_Data shown_

┌────────

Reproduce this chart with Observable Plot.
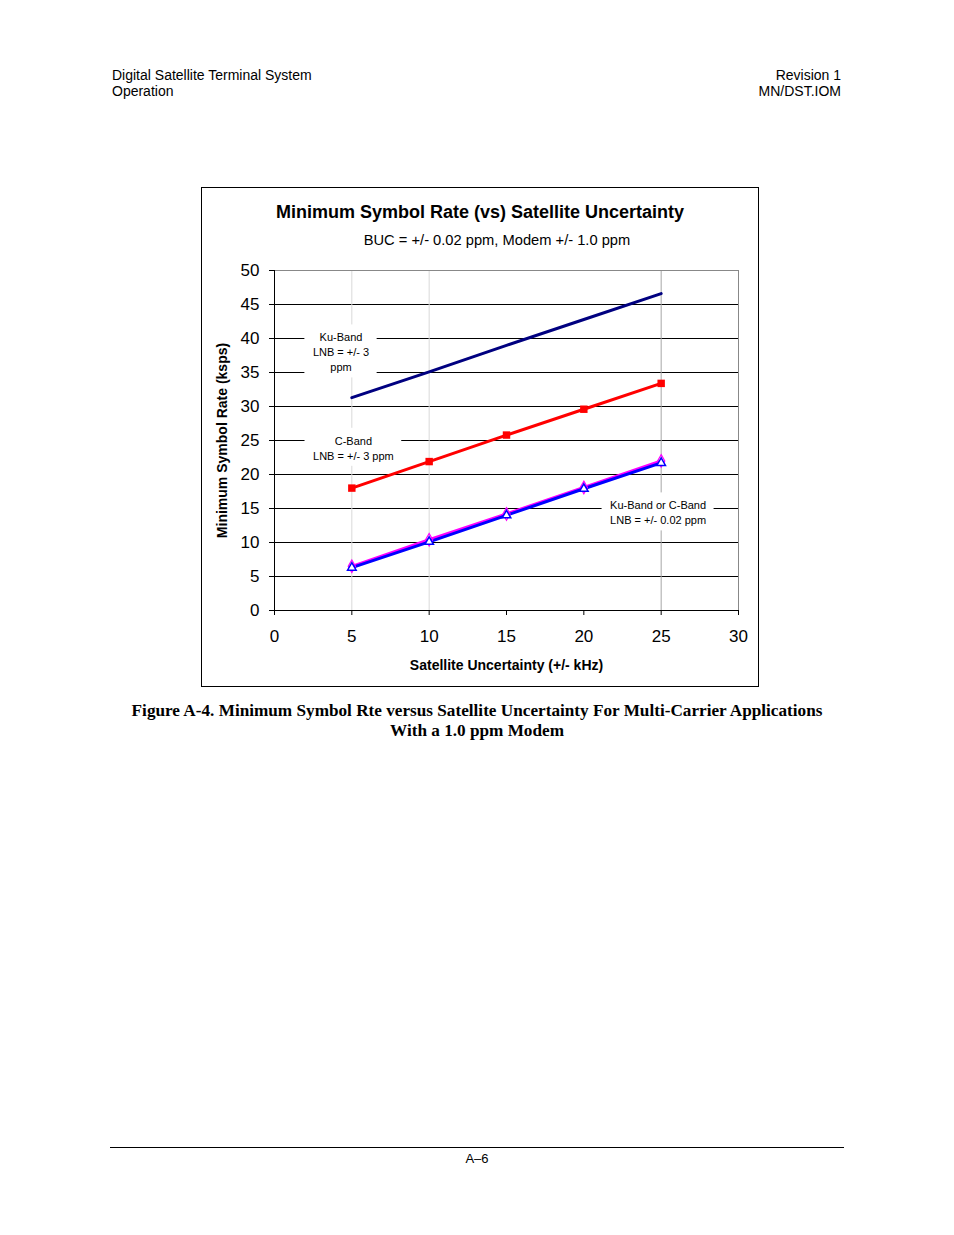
<!DOCTYPE html>
<html><head><meta charset="utf-8">
<script src="https://cdn.jsdelivr.net/npm/d3@7"></script>
<script src="https://cdn.jsdelivr.net/npm/@observablehq/plot@0.6"></script>
<style>
body{margin:0;background:#fff;font-family:"Liberation Sans",Arial,sans-serif;color:#000;}
.page{position:relative;width:954px;height:1235px;overflow:hidden;}
.abs{position:absolute;}
</style></head><body>
<div class="page">
  <div class="abs" style="left:112px;top:67px;font-size:14px;line-height:16px;">Digital Satellite Terminal System<br>Operation</div>
  <div class="abs" style="right:113px;top:67px;font-size:14px;line-height:16px;text-align:right;">Revision 1<br>MN/DST.IOM</div>
  <div class="abs" id="box" style="left:201px;top:187px;width:556px;height:498px;border:1px solid #000;">
    <div class="abs" id="title" style="left:0;top:14px;width:556px;text-align:center;font-size:18px;line-height:20px;font-weight:bold;"></div>
    <div class="abs" id="subtitle" style="left:17px;top:44px;width:556px;text-align:center;font-size:14.7px;line-height:16px;"></div>
    <div class="abs" id="chart" style="left:0;top:67px;"></div>
  </div>
  <div class="abs" id="caption" style="left:0;top:701px;width:954px;text-align:center;font-family:'Liberation Serif','Times New Roman',serif;font-weight:bold;font-size:17.2px;line-height:20px;"></div>
  <div class="abs" style="left:110px;top:1147px;width:734px;height:0;border-top:1px solid #000;"></div>
  <div class="abs" style="left:0;top:1151px;width:954px;text-align:center;font-size:13px;">A–6</div>
</div>
<script>
// ---- data ----
const titleText = "Minimum Symbol Rate (vs) Satellite Uncertainty";
const subtitleText = "BUC = +/- 0.02 ppm, Modem +/- 1.0 ppm";
const captionLines = ["Figure A-4. Minimum Symbol Rte versus Satellite Uncertainty For Multi-Carrier Applications", "With a 1.0 ppm Modem"];
const xLabel = "Satellite Uncertainty (+/- kHz)";
const yLabel = "Minimum Symbol Rate (ksps)";
const xTicks = [0, 5, 10, 15, 20, 25, 30];
const yTicks = [0, 5, 10, 15, 20, 25, 30, 35, 40, 45, 50];
const uncertainty = [5, 10, 15, 20, 25];
const kuBand3ppm = [31.3, 35.1, 39.0, 42.8, 46.6];
const cBand3ppm = [18.0, 21.9, 25.8, 29.6, 33.4];
const lnb002a = [6.5, 10.4, 14.2, 18.1, 22.0];
const lnb002b = [6.3, 10.1, 14.0, 17.9, 21.7];
const annotations = [
  {x: 4.3, y: 38.1, text: "Ku-Band\nLNB = +/- 3\nppm"},
  {x: 5.1, y: 24.0, text: "C-Band\nLNB = +/- 3 ppm"},
  {x: 24.8, y: 14.5, text: "Ku-Band or C-Band\nLNB = +/- 0.02 ppm"}
];

document.getElementById("title").textContent = titleText;
document.getElementById("subtitle").textContent = subtitleText;
document.getElementById("caption").innerHTML = captionLines.join("<br>");

const toRows = (vals) => uncertainty.map((x, i) => ({x, y: vals[i]}));
const ku = toRows(kuBand3ppm), cb = toRows(cBand3ppm), la = toRows(lnb002a), lb = toRows(lnb002b);

const chart = Plot.plot({
  width: 556, height: 430,
  marginLeft: 72, marginRight: 20, marginTop: 15, marginBottom: 75,
  style: {fontFamily: "'Liberation Sans', Arial, sans-serif", fontSize: "17px", color: "#000", background: "transparent"},
  x: {domain: [0, 30]},
  y: {domain: [0, 50]},
  marks: [
    Plot.ruleY(yTicks.filter(d => d > 0 && d < 50), {stroke: "#000", strokeWidth: 1}),
    Plot.ruleX([5, 10], {stroke: "#d9d9d9", strokeWidth: 1}),
    Plot.ruleX([25], {stroke: "#a6a6a6", strokeWidth: 1}),
    Plot.ruleY([50], {stroke: "#888", strokeWidth: 1}),
    Plot.ruleX([30], {stroke: "#888", strokeWidth: 1}),
    Plot.text(annotations, {x: "x", y: "y", text: "text", fontSize: 11, lineHeight: 1.36, fill: "#000", ariaLabel: "annotation"}),
    Plot.ruleX([0], {stroke: "#000"}),
    Plot.ruleY([0], {stroke: "#000"}),
    Plot.axisX({ticks: xTicks, tickSize: 5, tickPadding: 14, fontSize: 17, label: null}),
    Plot.axisY({ticks: yTicks, tickSize: 5, tickPadding: 10, fontSize: 17, label: null}),
    Plot.line(ku, {x: "x", y: "y", stroke: "#000080", strokeWidth: 3}),
    Plot.line(cb, {x: "x", y: "y", stroke: "#ff0000", strokeWidth: 3}),
    Plot.dot(cb, {x: "x", y: "y", symbol: "square", fill: "#ff0000", r: 4.2}),
    Plot.line(la, {x: "x", y: "y", stroke: "#ff00ff", strokeWidth: 3}),
    Plot.line(lb, {x: "x", y: "y", stroke: "#0000ff", strokeWidth: 3}),
    Plot.dot(la, {x: "x", y: "y", symbol: "diamond", fill: "none", stroke: "#ff00ff", strokeWidth: 1.2, r: 3.8}),
    Plot.dot(lb, {x: "x", y: "y", symbol: "triangle", fill: "#fff", stroke: "#0000ff", strokeWidth: 1.5, r: 3.2}),
    Plot.text([xLabel], {frameAnchor: "bottom", dy: 59, fontSize: 14, fontWeight: "bold"}),
    Plot.text([yLabel], {frameAnchor: "left", dx: -52, rotate: -90, textAnchor: "middle", fontSize: 14, fontWeight: "bold"})
  ]
});
document.getElementById("chart").appendChild(chart);

// white boxes behind annotation texts (computed from scales + measured text)
const sx = chart.scale("x"), sy = chart.scale("y");
const ctx = document.createElement("canvas").getContext("2d");
ctx.font = "11px 'Liberation Sans', Arial, sans-serif";
const found = chart.querySelector('[aria-label="annotation"]');
let annG = null;
if (found) annG = found.tagName.toLowerCase() === "g" ? found : found.closest("g");
const boxG = document.createElementNS("http://www.w3.org/2000/svg", "g");
annotations.forEach(a => {
  const lines = a.text.split("\n");
  const w = Math.max(...lines.map(l => ctx.measureText(l).width)) + 16;
  const h = lines.length * 15 + 8;
  const cx = sx.apply(a.x), cy = sy.apply(a.y);
  const r = document.createElementNS("http://www.w3.org/2000/svg", "rect");
  r.setAttribute("x", cx - w / 2);
  r.setAttribute("y", cy - h / 2);
  r.setAttribute("width", w);
  r.setAttribute("height", h);
  r.setAttribute("fill", "#fff");
  boxG.appendChild(r);
});
if (annG && annG.parentNode) annG.parentNode.insertBefore(boxG, annG);
else {
  // fall back: place boxes just after the grid rules (before the 6th mark group)
  const groups = Array.from(chart.children).filter(n => n.tagName.toLowerCase() === "g");
  chart.insertBefore(boxG, groups[5] || null);
}
</script>
</body></html>
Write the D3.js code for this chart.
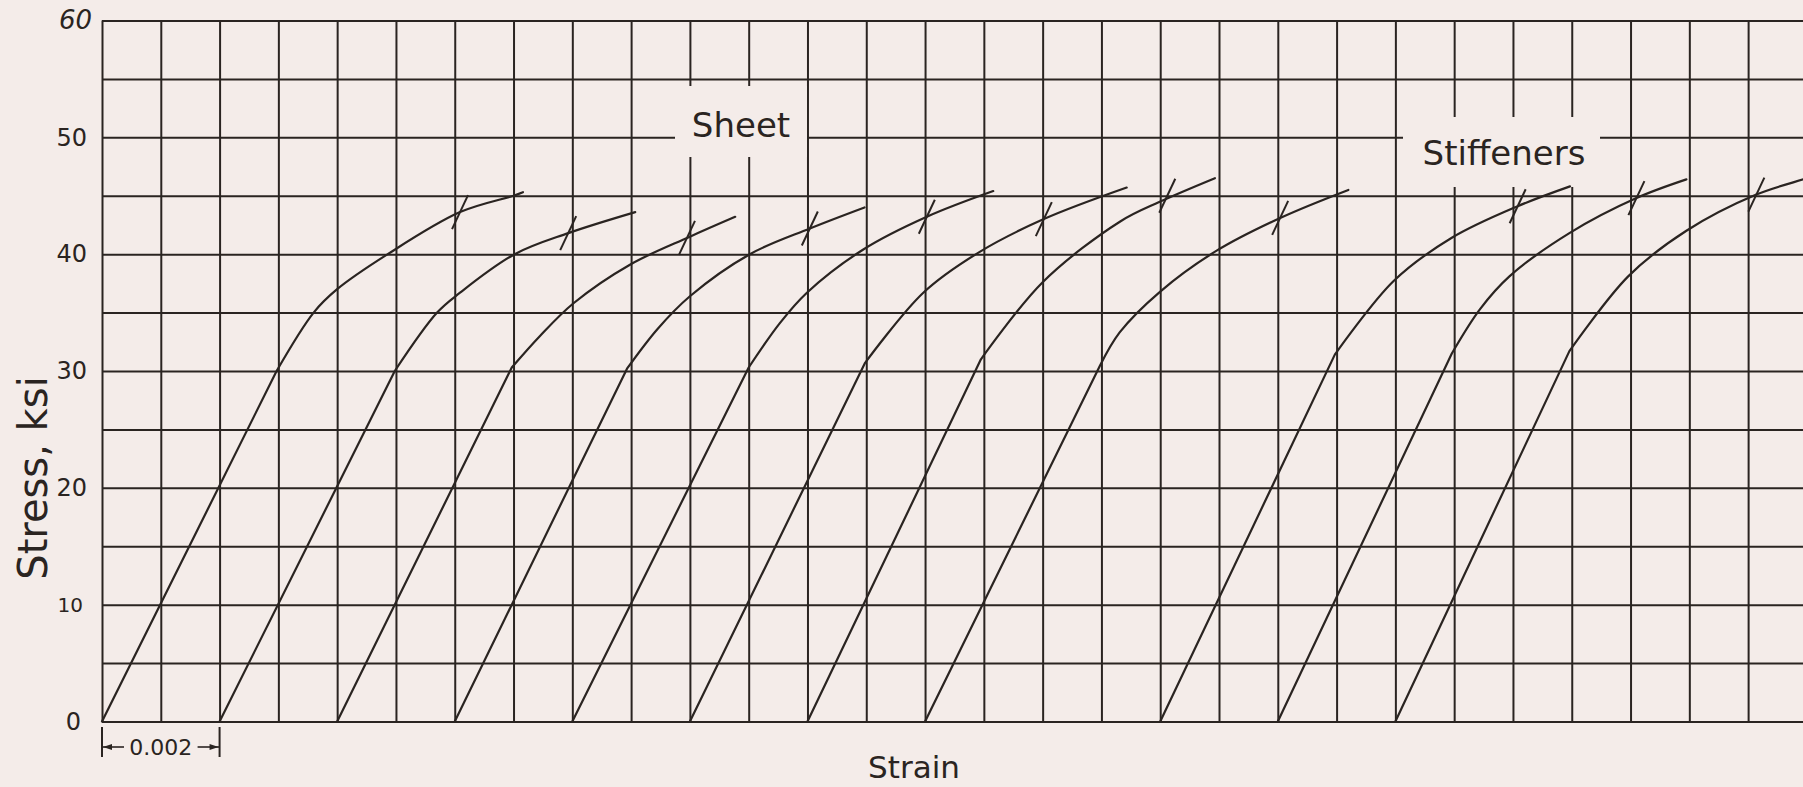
<!DOCTYPE html>
<html><head><meta charset="utf-8">
<script src="https://cdn.jsdelivr.net/npm/d3@7/dist/d3.min.js"></script>
<style>html,body{margin:0;padding:0;background:#f4ece9;overflow:hidden}</style>
</head><body><svg id="chart" width="1803" height="787"></svg>
<script>
// ---------------- data ----------------
const stressLabels = [0, 10, 20, 30, 40, 50, 60];          // ksi
const stressGrid = [0, 5, 10, 15, 20, 25, 30, 35, 40, 45, 50, 55, 60];
const strainCells = 29;                                      // grid divisions of 0.001
const sheetOffsets = [0, 0.002, 0.004, 0.006, 0.008, 0.010, 0.012, 0.014];
const stiffenerOffsets = [0.018, 0.020, 0.022];
// each curve: [strain above its own origin (x 0.001), stress ksi]; 2nd point = end of straight part
const sheet1 = [[0,0],[2.97,30],[3.6,35],[4,37],[4.86,40],[6.09,43.6],[7,45],[7.16,45.3]];
const sheet2 = [[0,0],[2.98,30],[3.7,35],[4.09,36.7],[5.02,40],[5.93,41.8],[7.07,43.6]];
const sheet3 = [[0,0],[2.97,30.3],[3.45,33],[4.02,35.8],[4.98,39.1],[6,41.5],[6.77,43.2]];
const sheet4 = [[0,0],[2.93,30.2],[3.45,33.6],[4,36.4],[5.02,40],[6.04,42.2],[6.97,44]];
const sheet5 = [[0,0],[3,30.3],[3.53,34.1],[3.99,36.7],[4.95,40.4],[6.03,43.2],[7.16,45.4]];
const sheet6 = [[0,0],[2.98,30.7],[3.97,36.7],[4.93,40.2],[6.02,43],[7.43,45.7]];
const sheet7 = [[0,0],[2.95,31],[4,37.6],[5.32,42.8],[6,44.5],[6.93,46.5]];
const sheet8 = [[0,0],[2.97,30.4],[3.31,33.3],[4,36.8],[4.96,40.3],[6.04,43.1],[7.2,45.5]];
const stiff1 = [[0,0],[2.97,31.4],[3.97,37.7],[4.96,41.4],[6.08,44.1],[6.97,45.8]];
const stiff2 = [[0,0],[2.96,31.5],[3.44,35.3],[3.94,38.1],[4.96,41.8],[6.1,44.8],[6.95,46.4]];
const stiff3 = [[0,0],[2.96,31.7],[3.96,38.1],[4.95,42],[6.14,45.1],[7,46.5],[7.3,47]];
const sheetCurves = [sheet1, sheet2, sheet3, sheet4, sheet5, sheet6, sheet7, sheet8];
const stiffenerCurves = [stiff1, stiff2, stiff3];
const sheetMarks = [[6.09,43.6],[5.93,41.8],[5.95,41.4],[6.04,42.2],[6.03,43.2],[6.02,43],[6.12,45],[6.04,43.1]];
const stiffenerMarks = [[6.08,44.1],[6.1,44.8],[6.14,45.1]];

// ---------------- drawing ----------------
const ink = "#2a2421", paper = "#f4ece9";
const W = 1803, H = 787;
const font = "DejaVu Sans";
const svg = d3.select("#chart");
svg.append("rect").attr("width", W).attr("height", H).attr("fill", paper);

const x = d3.scaleLinear().domain([0, strainCells * 0.001]).range([102, 102 + strainCells * 58.79]);
const y = d3.scaleLinear().domain([0, 60]).range([721.5, 20.5]);

// grid via axes
const gx = svg.append("g").attr("transform", `translate(0,${y(0)})`)
  .call(d3.axisBottom(x).ticks(strainCells).tickSize(-(y(0) - y(60))).tickFormat(""));
const gy = svg.append("g").attr("transform", `translate(${x(0)},0)`)
  .call(d3.axisLeft(y).tickValues(stressGrid).tickSize(-(W - x(0) + 10)).tickFormat(""));
[gx, gy].forEach(g => {
  g.select(".domain").remove();
  g.selectAll(".tick line").attr("stroke", ink).attr("stroke-width", 2);
});

// paper patches behind the labels
svg.append("rect").attr("x", 675).attr("y", 86).attr("width", 132).attr("height", 71).attr("fill", paper);
svg.append("rect").attr("x", 1403).attr("y", 117).attr("width", 197).attr("height", 70).attr("fill", paper);

// curves: straight elastic part, then smooth plastic part
const plot = svg.append("g");
function drawCurves(curves, offsets, marks) {
  curves.forEach((pts, i) => {
    const off = offsets[i];
    const straight = d3.line().x(d => x(off + d[0] / 1000)).y(d => y(d[1]));
    const bend = d3.line().x(d => x(off + d[0] / 1000)).y(d => y(d[1])).curve(d3.curveCatmullRom.alpha(0.5));
    const dPath = straight(pts.slice(0, 2)) + "L" + bend(pts.slice(1)).slice(1);
    plot.append("path").attr("d", dPath).attr("fill", "none")
      .attr("stroke", ink).attr("stroke-width", 2.2).attr("stroke-linecap", "round").attr("stroke-linejoin", "round");
    const m = marks[i];
    const cx = x(off + m[0] / 1000), cy = y(m[1]);
    plot.append("line").attr("x1", cx - 8).attr("y1", cy + 17).attr("x2", cx + 8).attr("y2", cy - 17)
      .attr("stroke", ink).attr("stroke-width", 2);
  });
}
drawCurves(sheetCurves, sheetOffsets, sheetMarks);
drawCurves(stiffenerCurves, stiffenerOffsets, stiffenerMarks);

// y tick labels
const labelShift = {0: -6, 10: -4, 60: 5};
const gl = svg.append("g").attr("transform", `translate(${x(0)},0)`)
  .call(d3.axisLeft(y).tickValues(stressLabels).tickSize(0).tickPadding(15).tickFormat(d3.format("d")));
gl.select(".domain").remove();
gl.selectAll("text").attr("fill", ink).attr("font-family", font)
  .attr("font-size", d => d === 10 ? 20 : d === 60 ? 26 : 24)
  .attr("font-style", d => d === 60 ? "italic" : "normal")
  .attr("dx", d => labelShift[d] || 0);

// text labels
svg.append("text").attr("x", 741).attr("y", 137).attr("text-anchor", "middle")
  .attr("font-family", font).attr("font-size", 34).attr("fill", ink).text("Sheet");
svg.append("text").attr("x", 1504).attr("y", 165).attr("text-anchor", "middle")
  .attr("font-family", font).attr("font-size", 34).attr("fill", ink).text("Stiffeners");
svg.append("text").attr("x", 914).attr("y", 778).attr("text-anchor", "middle")
  .attr("font-family", font).attr("font-size", 31).attr("fill", ink).text("Strain");
svg.append("text").attr("transform", "translate(47,478) rotate(-90)").attr("text-anchor", "middle")
  .attr("font-family", font).attr("font-size", 40).attr("fill", ink).text("Stress, ksi");

// 0.002 bracket
const bx0 = x(0), bx1 = x(0.002), by = 747;
svg.append("line").attr("x1", bx0).attr("x2", bx0).attr("y1", 727).attr("y2", 757).attr("stroke", ink).attr("stroke-width", 2);
svg.append("line").attr("x1", bx1).attr("x2", bx1).attr("y1", 727).attr("y2", 757).attr("stroke", ink).attr("stroke-width", 2);
svg.append("line").attr("x1", bx0).attr("x2", bx0 + 22).attr("y1", by).attr("y2", by).attr("stroke", ink).attr("stroke-width", 1.6);
svg.append("line").attr("x1", bx1 - 22).attr("x2", bx1).attr("y1", by).attr("y2", by).attr("stroke", ink).attr("stroke-width", 1.6);
svg.append("path").attr("d", `M${bx0+1},${by} l9,-3 l0,6 z`).attr("fill", ink);
svg.append("path").attr("d", `M${bx1-1},${by} l-9,-3 l0,6 z`).attr("fill", ink);
svg.append("text").attr("x", (bx0 + bx1) / 2).attr("y", by + 8).attr("text-anchor", "middle")
  .attr("font-family", font).attr("font-size", 22).attr("fill", ink).text("0.002");
</script></body></html>
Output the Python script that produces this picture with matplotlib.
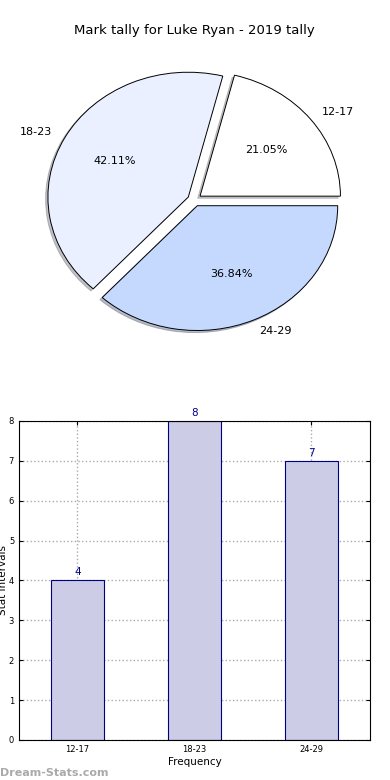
import matplotlib.pyplot as plt
import numpy as np

title = 'Mark tally for Luke Ryan - 2019 tally'
groups = ['12-17', '18-23', '24-29']
counts = [4, 8, 7]
pie_colors = ['#ffffff', '#eaf0ff', '#c5d9ff']

fig = plt.figure(figsize=(3.9, 7.8), dpi=100)

# pie on top
ax1 = fig.add_axes([0.0487, 0.5436, 0.9, 0.4])
ax1.pie(counts, labels=groups, colors=pie_colors, explode=[0.05] * 3,
        autopct='%1.2f%%', startangle=0,
        shadow={'ox': -0.012, 'oy': -0.012, 'shade': 0.45},
        wedgeprops={'edgecolor': 'black', 'linewidth': 0.7},
        textprops={'fontsize': 8})
ax1.set_aspect('auto')
ax1.set_xlim(-1.25, 1.25)
ax1.set_ylim(-1.25, 1.25)
ax1.set_title(title, fontsize=9.5, pad=7)

# bars underneath
ax2 = fig.add_axes([0.0487, 0.0513, 0.9, 0.409])
x = np.arange(len(groups))
ax2.bar(x, counts, width=0.45, color='#ccccE6', edgecolor='navy', linewidth=0.8, zorder=2)
for xi, c in zip(x, counts):
    ax2.text(xi, c + 0.08, str(c), ha='center', va='bottom', color='darkblue', fontsize=7.5)
ax2.set_xlim(-0.5, 2.5)
ax2.set_ylim(0, 8)
ax2.set_xticks(x)
ax2.set_xticklabels(groups)
ax2.set_yticks(range(9))
ax2.tick_params(labelsize=6, direction='in', right=True, top=True, length=3)
ax2.grid(True, linestyle=':', color='#aaaaaa', linewidth=1, zorder=0)
ax2.set_axisbelow(True)
ax2.set_xlabel('Frequency', fontsize=7.5, labelpad=2)
ax2.set_ylabel('Stat Intervals', fontsize=7.5)
ax2.yaxis.set_label_coords(-0.03, 0.5)

fig.text(0.0, 0.005, 'Dream-Stats.com', fontsize=8, color='#aaaaaa', fontweight='bold')

plt.savefig('out.png', dpi=100)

└────────

Reproduce exactly the lines from the one with "Output the Python" to the bottom of the listing, both ends included, and nothing else. Skip the pictures.

_Final result_
Output the Python script that produces this picture with matplotlib.
import matplotlib.pyplot as plt
import numpy as np

title = 'Mark tally for Luke Ryan - 2019 tally'
groups = ['12-17', '18-23', '24-29']
counts = [4, 8, 7]
pie_colors = ['#ffffff', '#eaf0ff', '#c5d9ff']

fig = plt.figure(figsize=(3.9, 7.8), dpi=100)

# pie on top
ax1 = fig.add_axes([0.0487, 0.5436, 0.9, 0.4])
ax1.pie(counts, labels=groups, colors=pie_colors, explode=[0.05] * 3,
        autopct='%1.2f%%', startangle=0,
        shadow={'ox': -0.012, 'oy': -0.012, 'shade': 0.45},
        wedgeprops={'edgecolor': 'black', 'linewidth': 0.7},
        textprops={'fontsize': 8})
ax1.set_aspect('auto')
ax1.set_xlim(-1.25, 1.25)
ax1.set_ylim(-1.25, 1.25)
ax1.set_title(title, fontsize=9.5, pad=7)

# bars underneath
ax2 = fig.add_axes([0.0487, 0.0513, 0.9, 0.409])
x = np.arange(len(groups))
ax2.bar(x, counts, width=0.45, color='#ccccE6', edgecolor='navy', linewidth=0.8, zorder=2)
for xi, c in zip(x, counts):
    ax2.text(xi, c + 0.08, str(c), ha='center', va='bottom', color='darkblue', fontsize=7.5)
ax2.set_xlim(-0.5, 2.5)
ax2.set_ylim(0, 8)
ax2.set_xticks(x)
ax2.set_xticklabels(groups)
ax2.set_yticks(range(9))
ax2.tick_params(labelsize=6, direction='in', right=True, top=True, length=3)
ax2.grid(True, linestyle=':', color='#aaaaaa', linewidth=1, zorder=0)
ax2.set_axisbelow(True)
ax2.set_xlabel('Frequency', fontsize=7.5, labelpad=2)
ax2.set_ylabel('Stat Intervals', fontsize=7.5)
ax2.yaxis.set_label_coords(-0.03, 0.5)

fig.text(0.0, 0.005, 'Dream-Stats.com', fontsize=8, color='#aaaaaa', fontweight='bold')

plt.savefig('out.png', dpi=100)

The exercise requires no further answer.